Given information |
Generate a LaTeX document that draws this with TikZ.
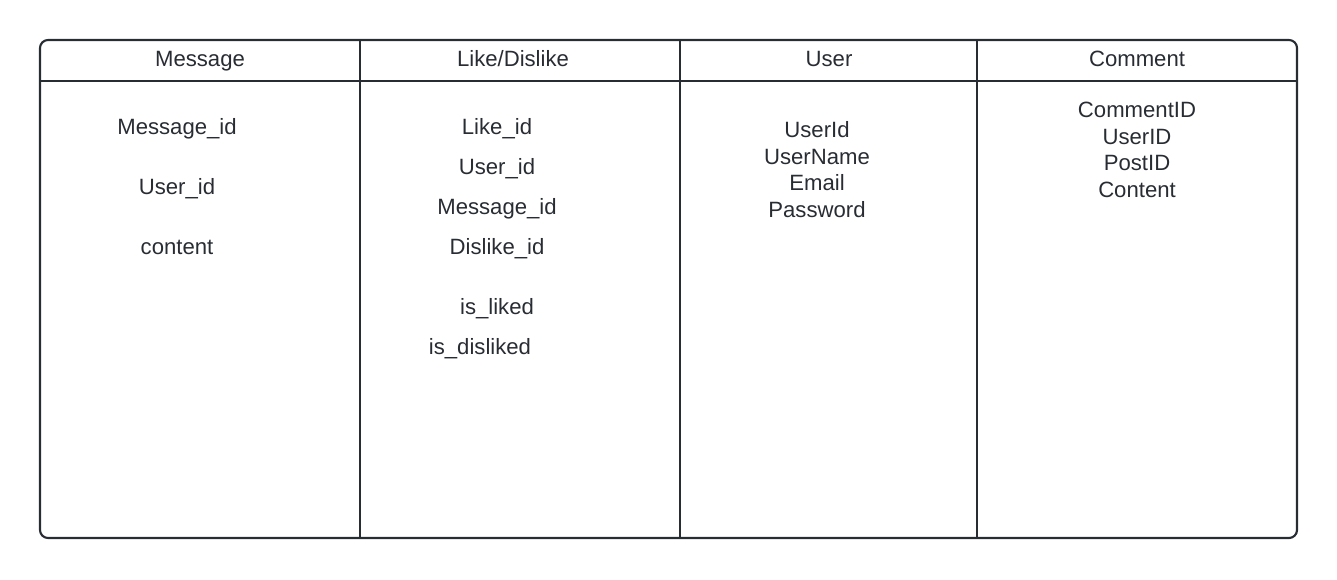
\documentclass[tikz,border=0pt]{standalone}
\usepackage{fontspec}
\setmainfont{Liberation Sans}
\definecolor{ink}{HTML}{282C33}
\begin{document}
\begin{tikzpicture}[x=0.75pt,y=-0.75pt,
  lbl/.style={text=ink,font=\fontsize{16.6}{19}\selectfont,inner sep=0pt,anchor=base,yshift=-6pt},
  frame/.style={draw=ink,line width=1.6pt}]
\useasboundingbox (0,0) rectangle (1337,579);
\draw[frame,rounded corners=6pt] (40,40) rectangle (1297,538);
\draw[frame] (40,81) -- (1297,81);
\draw[frame] (360,40) -- (360,538);
\draw[frame] (680,40) -- (680,538);
\draw[frame] (977,40) -- (977,538);
% headers
\node[lbl] (h1) at (200,58) {Message};
\node[lbl] (h2) at (513,58) {Like/Dislike};
\node[lbl] (h3) at (829,58) {User};
\node[lbl] (h4) at (1137,58) {Comment};
% Message
\node[lbl] (m1) at (177,126) {Message\_id};
\node[lbl] (m2) at (177,186) {User\_id};
\node[lbl] (m3) at (177,246) {content};
% Like/Dislike
\node[lbl] (l1) at (497,126) {Like\_id};
\node[lbl] (l2) at (497,166) {User\_id};
\node[lbl] (l3) at (497,206) {Message\_id};
\node[lbl] (l4) at (497,246) {Dislike\_id};
\node[lbl] (l5) at (497,306) {is\_liked};
\node[lbl] (l6) at (480,346) {is\_disliked};
% User
\node[lbl] (u1) at (817,129) {UserId};
\node[lbl] (u2) at (817,156) {UserName};
\node[lbl] (u3) at (817,182) {Email};
\node[lbl] (u4) at (817,209) {Password};
% Comment
\node[lbl] (c1) at (1137,109) {CommentID};
\node[lbl] (c2) at (1137,136) {UserID};
\node[lbl] (c3) at (1137,162) {PostID};
\node[lbl] (c4) at (1137,189) {Content};
\end{tikzpicture}
\end{document}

Required task | All of the material above needs to be restated exactly, with no pictures.

Reply |
Generate a LaTeX document that draws this with TikZ.
\documentclass[tikz,border=0pt]{standalone}
\usepackage{fontspec}
\setmainfont{Liberation Sans}
\definecolor{ink}{HTML}{282C33}
\begin{document}
\begin{tikzpicture}[x=0.75pt,y=-0.75pt,
  lbl/.style={text=ink,font=\fontsize{16.6}{19}\selectfont,inner sep=0pt,anchor=base,yshift=-6pt},
  frame/.style={draw=ink,line width=1.6pt}]
\useasboundingbox (0,0) rectangle (1337,579);
\draw[frame,rounded corners=6pt] (40,40) rectangle (1297,538);
\draw[frame] (40,81) -- (1297,81);
\draw[frame] (360,40) -- (360,538);
\draw[frame] (680,40) -- (680,538);
\draw[frame] (977,40) -- (977,538);
% headers
\node[lbl] (h1) at (200,58) {Message};
\node[lbl] (h2) at (513,58) {Like/Dislike};
\node[lbl] (h3) at (829,58) {User};
\node[lbl] (h4) at (1137,58) {Comment};
% Message
\node[lbl] (m1) at (177,126) {Message\_id};
\node[lbl] (m2) at (177,186) {User\_id};
\node[lbl] (m3) at (177,246) {content};
% Like/Dislike
\node[lbl] (l1) at (497,126) {Like\_id};
\node[lbl] (l2) at (497,166) {User\_id};
\node[lbl] (l3) at (497,206) {Message\_id};
\node[lbl] (l4) at (497,246) {Dislike\_id};
\node[lbl] (l5) at (497,306) {is\_liked};
\node[lbl] (l6) at (480,346) {is\_disliked};
% User
\node[lbl] (u1) at (817,129) {UserId};
\node[lbl] (u2) at (817,156) {UserName};
\node[lbl] (u3) at (817,182) {Email};
\node[lbl] (u4) at (817,209) {Password};
% Comment
\node[lbl] (c1) at (1137,109) {CommentID};
\node[lbl] (c2) at (1137,136) {UserID};
\node[lbl] (c3) at (1137,162) {PostID};
\node[lbl] (c4) at (1137,189) {Content};
\end{tikzpicture}
\end{document}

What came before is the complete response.